From: Perplexed in Peoria (jimmenegay_at_sbcglobal.net)
Date: 03/14/05


Date: Mon, 14 Mar 2005 01:07:42 -0500 (EST)


"Guy Hoelzer" <hoelzer@unr.edu> wrote in message news:d0tfau$23g2$1@darwin.ediacara.org...
> in article d0rc88$1dde$1@darwin.ediacara.org, Perplexed in Peoria at
> jimmenegay@sbcglobal.net wrote on 3/10/05 10:01 PM:
>
> > ... While I agree that ecosystems "evolve", I think that it would
> > be incorrect to say that they evolve under natural selection. An ecosystem
> > doesn't have a fitness. Of course, an understanding of NS is certainly
> > necessary for an understanding of ecosystem evolution.
>
> Do you recognize your claim that ecosystems don't have a fitness is an
> assertion without empirical support? Many professionals (perhaps most
> ecosystem scientists, for example) would disagree.

I didn't realize that it could be considered an empirical question. Looking
for empirical support for the claim that ecosystems have fitnesses is a bit
like looking for empirical support for the claim that automobiles have legs.
The dispute is not about the empirically determined facts, the dispute must
be about whether the definitions (of "fitness" or of "legs") can be usefully
stretched to apply outside their original domains.

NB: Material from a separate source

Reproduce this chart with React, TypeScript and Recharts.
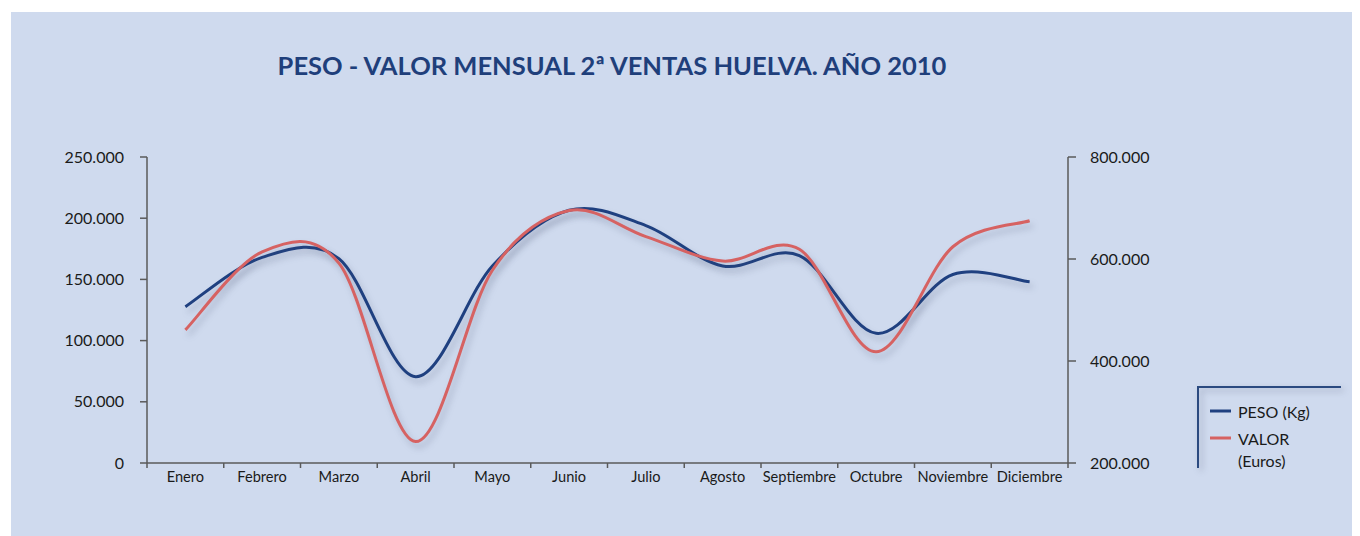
import React from 'react';
import { LineChart, Line, XAxis, YAxis } from 'recharts';

const MONTHS = [
  'Enero', 'Febrero', 'Marzo', 'Abril', 'Mayo', 'Junio',
  'Julio', 'Agosto', 'Septiembre', 'Octubre', 'Noviembre', 'Diciembre'
];

// PESO (Kg) - left axis
const PESO_KG = [127700, 168000, 167000, 70500, 161000, 206500, 194000, 161000, 169500, 106000, 154000, 148000];

// VALOR (Euros) - right axis
const VALOR_EUR = [461000, 614000, 592000, 242000, 578000, 695000, 644000, 596000, 619000, 418000, 624000, 675000];

const PESO_TICKS = [0, 50000, 100000, 150000, 200000, 250000];
const VALOR_TICKS = [200000, 400000, 600000, 800000];

const BLUE = '#1f4080';
const RED = '#d66262';
const AXIS = '#5a5a5a';
const TEXT = '#1a1a1a';
const FONT = 'Lato, "Open Sans", sans-serif';

const fmt = (v: number) => String(v).replace(/\B(?=(\d{3})+(?!\d))/g, '.');

// smooth line like the spreadsheet one (catmull-rom through every point)
const smoothCurve = (context: any) => {
  let pts: number[][] = [];
  return {
    areaStart() {},
    areaEnd() {},
    lineStart() {
      pts = [];
    },
    point(x: number, y: number) {
      pts.push([+x, +y]);
    },
    lineEnd() {
      if (!pts.length) return;
      context.moveTo(pts[0][0], pts[0][1]);
      for (let i = 0; i < pts.length - 1; i++) {
        const p0 = pts[i - 1] || pts[i];
        const p1 = pts[i];
        const p2 = pts[i + 1];
        const p3 = pts[i + 2] || p2;
        context.bezierCurveTo(
          p1[0] + (p2[0] - p0[0]) / 6,
          p1[1] + (p2[1] - p0[1]) / 6,
          p2[0] - (p3[0] - p1[0]) / 6,
          p2[1] - (p3[1] - p1[1]) / 6,
          p2[0],
          p2[1]
        );
      }
    }
  };
};

const MonthTick = (props: any) => {
  const { x, y, payload, index } = props;
  const half = payload && payload.offset ? payload.offset : 0;
  return (
    <g>
      <line x1={x - half} x2={x - half} y1={y - 9} y2={y - 4} stroke={AXIS} strokeWidth={1.5} />
      {index === MONTHS.length - 1 && (
        <line x1={x + half} x2={x + half} y1={y - 9} y2={y - 4} stroke={AXIS} strokeWidth={1.5} />
      )}
      <text x={x} y={y} dy="0.71em" textAnchor="middle" fill={TEXT} fontSize={14.6} fontFamily={FONT}>
        {payload.value}
      </text>
    </g>
  );
};

const App: React.FC = () => {
  const data = MONTHS.map((mes, i) => ({ mes, peso: PESO_KG[i], valor: VALOR_EUR[i] }));

  return (
    <div style={{ position: 'relative', width: 1360, height: 536, background: '#ffffff', overflow: 'hidden' }}>
      <style>{`
        body { margin: 0; }
        .shadow-line path { filter: drop-shadow(3px 5px 3px rgba(70, 80, 110, 0.28)); }
      `}</style>
      <div style={{ position: 'absolute', left: 11, top: 12, width: 1341, height: 524, background: '#cfdaee' }} />

      <div style={{ position: 'absolute', left: 0, top: 0 }}>
        <LineChart width={1360} height={536} data={data} margin={{ top: 157, right: 192, bottom: 43, left: 67 }}>
          <XAxis
            dataKey="mes"
            scale="band"
            interval={0}
            height={30}
            tickLine={false}
            tickSize={5}
            tickMargin={4}
            axisLine={{ stroke: AXIS, strokeWidth: 1.5 }}
            tick={<MonthTick />}
          />
          <YAxis
            yAxisId="peso"
            orientation="left"
            width={80}
            domain={[0, 250000]}
            ticks={PESO_TICKS}
            tickFormatter={fmt}
            tickSize={7}
            tickMargin={16}
            axisLine={{ stroke: AXIS, strokeWidth: 1.5 }}
            tickLine={{ stroke: AXIS, strokeWidth: 1.5 }}
            tick={{ fill: TEXT, fontSize: 16, fontFamily: FONT }}
          />
          <YAxis
            yAxisId="valor"
            orientation="right"
            width={100}
            domain={[200000, 800000]}
            ticks={VALOR_TICKS}
            tickFormatter={fmt}
            tickSize={8}
            tickMargin={14}
            axisLine={{ stroke: AXIS, strokeWidth: 1.5 }}
            tickLine={{ stroke: AXIS, strokeWidth: 1.5 }}
            tick={{ fill: TEXT, fontSize: 16, fontFamily: FONT }}
          />
          <Line
            yAxisId="peso"
            dataKey="peso"
            type={smoothCurve as any}
            stroke={BLUE}
            strokeWidth={3}
            dot={false}
            activeDot={false}
            className="shadow-line"
            isAnimationActive={false}
          />
          <Line
            yAxisId="valor"
            dataKey="valor"
            type={smoothCurve as any}
            stroke={RED}
            strokeWidth={3}
            dot={false}
            activeDot={false}
            className="shadow-line"
            isAnimationActive={false}
          />
        </LineChart>
      </div>

      {/* title + legend */}
      <svg width={1360} height={536} style={{ position: 'absolute', left: 0, top: 0, pointerEvents: 'none' }}>
        <text x={612} y={75} textAnchor="middle" fill="#1f3f7b" fontSize={25.5} fontWeight={700} fontFamily={FONT}>
          PESO - VALOR MENSUAL 2ª VENTAS HUELVA. AÑO 2010
        </text>
        <path
          d="M1198,468 L1198,387 L1341,387"
          fill="none"
          stroke="#2b4a80"
          strokeWidth={2}
          style={{ filter: 'drop-shadow(3px 3px 3px rgba(60, 70, 100, 0.35))' }}
        />
        <line x1={1210} x2={1231} y1={411} y2={411} stroke={BLUE} strokeWidth={3} />
        <text x={1238} y={418} fill={TEXT} fontSize={16} fontFamily={FONT}>PESO (Kg)</text>
        <line x1={1210} x2={1231} y1={438} y2={438} stroke={RED} strokeWidth={3} />
        <text x={1238} y={445} fill={TEXT} fontSize={16} fontFamily={FONT}>VALOR</text>
        <text x={1238} y={467} fill={TEXT} fontSize={16} fontFamily={FONT}>(Euros)</text>
      </svg>
    </div>
  );
};

export default App;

So how would you define "fitness" as applied to ecosystems? What aspect
of the standard meaning of the word "fitness" do you preserve? If you are
claiming that the process of ecosystem evolution has a maximand (I remain
agnostic on this) I would prefer that you call this maximand a "maximand",
rather than calling it a "fitness". I would prefer to reserve the word
fitness for entities that replicate with the offspring likely to be almost
identical in its information content with the parent.